Judge President of the Cape Provincial Division
- In office 1914–1920
- Preceded by: Christian Maasdorp
- Succeeded by: Sir John Gilbert Kotzé

Speaker of the Cape House of Assembly
- In office 1896–1898
- Prime Minister: Gordon Sprigg
- Preceded by: Sir David Tennant
- Succeeded by: Sir Bisset Berry

Personal details
- Born: 12 August 1857 Cape Town, Cape Colony
- Died: 16 May 1930 (aged 72) Battle, Sussex, England
- Spouse: Helen Lena Tait ​(m. 1883)​
- Children: 5
- Parent(s): Jan Carel Juta Louise Marx
- Relatives: Karl Marx (uncle) Heinrich Marx (grandfather) Henriette Pressburg (grandmother) Laura Marx (cousin) Eleanor Marx (cousin) Jenny Longuet (cousin) Anton Philips (second cousin) Gerard Philips (second cousin)

= Henry Juta =

South African judge

Sir Henry Herbert Juta (12 August 1857 – 16 May 1930) was a South African judge who served as Speaker of the Cape House of Assembly, Judge President of the Cape Provincial Division and judge of the South African Appellate Division.

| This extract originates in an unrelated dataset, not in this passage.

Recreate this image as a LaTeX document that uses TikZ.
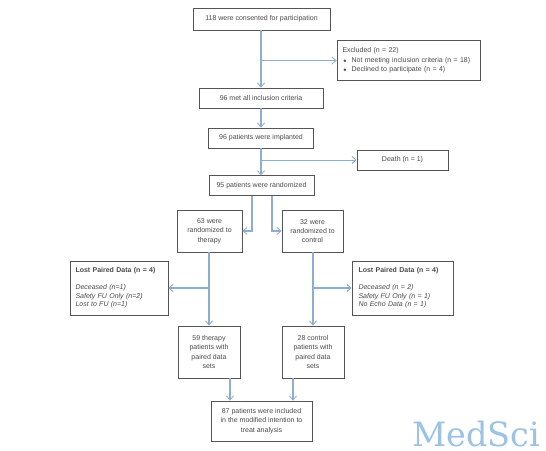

==Early life and education==
Juta attended the South African College in Cape Town from 1868 to 1874, where he matriculated with distinction. He obtained a BA degree in 1876 and then went to the University of London, gaining a LLB with honours. He became a member of the Inner Temple in January 1880.

==Career==
Juta returned to Cape Town and was admitted to the bar on 14 September 1880. He had a busy practice and also served as an examiner for the University of the Cape of Good Hope. In 1892 he served as an acting judge in Griqualand West and in 1893 he entered politics.

He served as MLA for Oudtshoorn from 1893 to 1898, and briefly in 1894, as Attorney General for the second government of Prime Minister Cecil Rhodes. He also took silk in 1893 and in 1896 became speaker of the legislative assembly. He was knighted in the 1897 Diamond Jubilee Honours. In 1899 he became MLA for Port Elizabeth, a constituency he represented until 1907.

In late 1902 he visited the United Kingdom with his family. Juta was appointed Judge President of the Cape Provincial Division in September 1914 and in 1920 he was appointed Judge of the Appeal Court. He resigned in 1923 and settled with his wife in Europe.

==Family==
Juta was born in South Africa to Jan Carel Juta and Louise Marx and baptised into the Dutch Reformed Church. He was a nephew of Karl Marx. His parents together founded the publishing house Juta and Company.

In 1883, he married Helen Lena Tait and they had four daughters and one son. The eldest daughter, Helen (1886–1952), married the English composer John David Davis in 1919 and their son Jan married Alice Ford Huntington, daughter of American tennis player Bob Huntington and sister of Helen Dinsmore Huntington of the Huntington family.